### WORK TO DO
Retype all of the listing exactly, passing over any picture you find.

# # # #

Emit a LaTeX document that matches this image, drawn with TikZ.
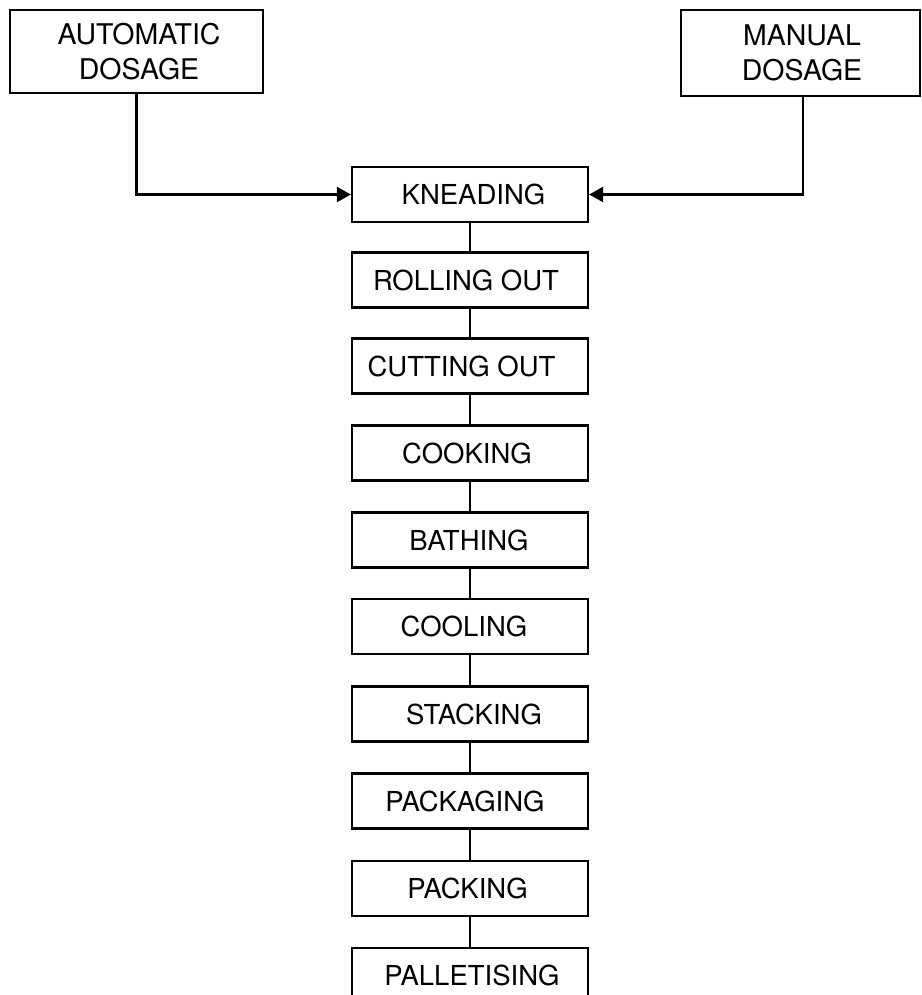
\documentclass[tikz,border=0pt]{standalone}
\usepackage{fontspec}
\setmainfont{TeX Gyre Heros}
\usetikzlibrary{arrows.meta}
\newcommand\shiftedtext[2]{\hspace*{#1}#2\hspace*{-#1}}
\begin{document}
\begin{tikzpicture}[x=1pt,y=-1pt,
  box/.style={draw=black,line width=2.3pt,rectangle,inner sep=0pt,
    font=\fontsize{27.5}{35}\selectfont,align=center},
  dosebox/.style={box,font=\fontsize{28.5}{35}\selectfont},
  stepbox/.style={box,minimum width=236pt,minimum height=55pt},
  link/.style={draw=black,line width=2.3pt},
  arr/.style={link,-{Triangle[length=14pt,width=15pt]}}]
\useasboundingbox (0,0) rectangle (921,995);
\clip (0,0) rectangle (921,995);

\node[dosebox,minimum width=253pt,minimum height=83pt] (auto) at (136.5,51.5)
  {\shiftedtext{5pt}{AUTOMATIC\\DOSAGE}};
\node[dosebox,minimum width=239pt,minimum height=86pt] (man) at (800.5,53)
  {\shiftedtext{3pt}{MANUAL\\DOSAGE}};

\node[stepbox] (s1) at (470,194.5) {\shiftedtext{3.5pt}{KNEADING}};
\node[stepbox] (s2) at (470,280) {\shiftedtext{-4pt}{ROLLING OUT}};
\node[stepbox] (s3) at (470,366) {\shiftedtext{-8.5pt}{CUTTING OUT}};
\node[stepbox] (s4) at (470,453) {\shiftedtext{-3pt}{COOKING}};
\node[stepbox] (s5) at (470,540) {\shiftedtext{-1pt}{BATHING}};
\node[stepbox] (s6) at (470,626.5) {\shiftedtext{-6pt}{COOLING}};
\node[stepbox] (s7) at (470,714) {\shiftedtext{4pt}{STACKING}};
\node[stepbox] (s8) at (470,801) {\shiftedtext{-5pt}{PACKAGING}};
\node[stepbox] (s9) at (470,888.5) {\shiftedtext{-2.5pt}{PACKING}};
\node[stepbox] (s10) at (470,975.5) {\shiftedtext{2pt}{PALLETISING}};

\draw[arr] (auto.south) |- (s1.west);
\draw[arr] ([xshift=2.5pt]man.south) |- (s1.east);
\foreach \a/\b in {s1/s2,s2/s3,s3/s4,s4/s5,s5/s6,s6/s7,s7/s8,s8/s9,s9/s10}
  \draw[link] (\a.south) -- (\b.north);
\end{tikzpicture}
\end{document}
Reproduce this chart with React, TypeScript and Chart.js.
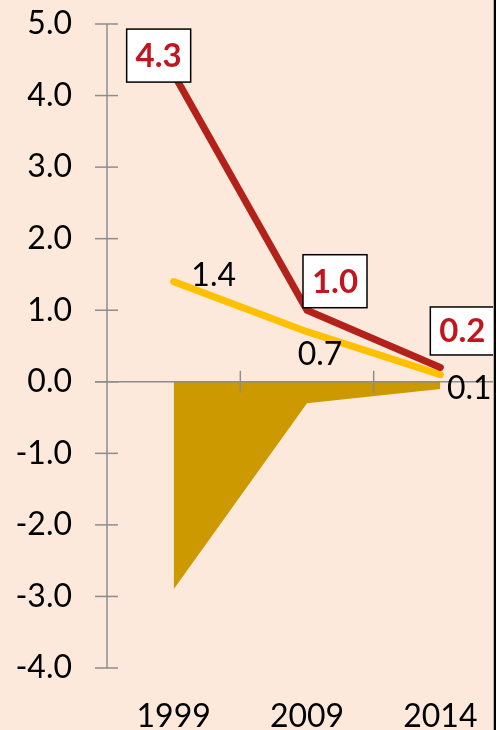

# # # #

### COMPLETED EXERCISE
Emit a LaTeX document that matches this image, drawn with TikZ.
\documentclass[tikz,border=0pt]{standalone}
\usepackage{fontspec}
\setmainfont{TeX Gyre Heros}
\usetikzlibrary{arrows.meta}
\newcommand\shiftedtext[2]{\hspace*{#1}#2\hspace*{-#1}}
\begin{document}
\begin{tikzpicture}[x=1pt,y=-1pt,
  box/.style={draw=black,line width=2.3pt,rectangle,inner sep=0pt,
    font=\fontsize{27.5}{35}\selectfont,align=center},
  dosebox/.style={box,font=\fontsize{28.5}{35}\selectfont},
  stepbox/.style={box,minimum width=236pt,minimum height=55pt},
  link/.style={draw=black,line width=2.3pt},
  arr/.style={link,-{Triangle[length=14pt,width=15pt]}}]
\useasboundingbox (0,0) rectangle (921,995);
\clip (0,0) rectangle (921,995);

\node[dosebox,minimum width=253pt,minimum height=83pt] (auto) at (136.5,51.5)
  {\shiftedtext{5pt}{AUTOMATIC\\DOSAGE}};
\node[dosebox,minimum width=239pt,minimum height=86pt] (man) at (800.5,53)
  {\shiftedtext{3pt}{MANUAL\\DOSAGE}};

\node[stepbox] (s1) at (470,194.5) {\shiftedtext{3.5pt}{KNEADING}};
\node[stepbox] (s2) at (470,280) {\shiftedtext{-4pt}{ROLLING OUT}};
\node[stepbox] (s3) at (470,366) {\shiftedtext{-8.5pt}{CUTTING OUT}};
\node[stepbox] (s4) at (470,453) {\shiftedtext{-3pt}{COOKING}};
\node[stepbox] (s5) at (470,540) {\shiftedtext{-1pt}{BATHING}};
\node[stepbox] (s6) at (470,626.5) {\shiftedtext{-6pt}{COOLING}};
\node[stepbox] (s7) at (470,714) {\shiftedtext{4pt}{STACKING}};
\node[stepbox] (s8) at (470,801) {\shiftedtext{-5pt}{PACKAGING}};
\node[stepbox] (s9) at (470,888.5) {\shiftedtext{-2.5pt}{PACKING}};
\node[stepbox] (s10) at (470,975.5) {\shiftedtext{2pt}{PALLETISING}};

\draw[arr] (auto.south) |- (s1.west);
\draw[arr] ([xshift=2.5pt]man.south) |- (s1.east);
\foreach \a/\b in {s1/s2,s2/s3,s3/s4,s4/s5,s5/s6,s6/s7,s7/s8,s8/s9,s9/s10}
  \draw[link] (\a.south) -- (\b.north);
\end{tikzpicture}
\end{document}
Reproduce this chart with React, TypeScript and Chart.js.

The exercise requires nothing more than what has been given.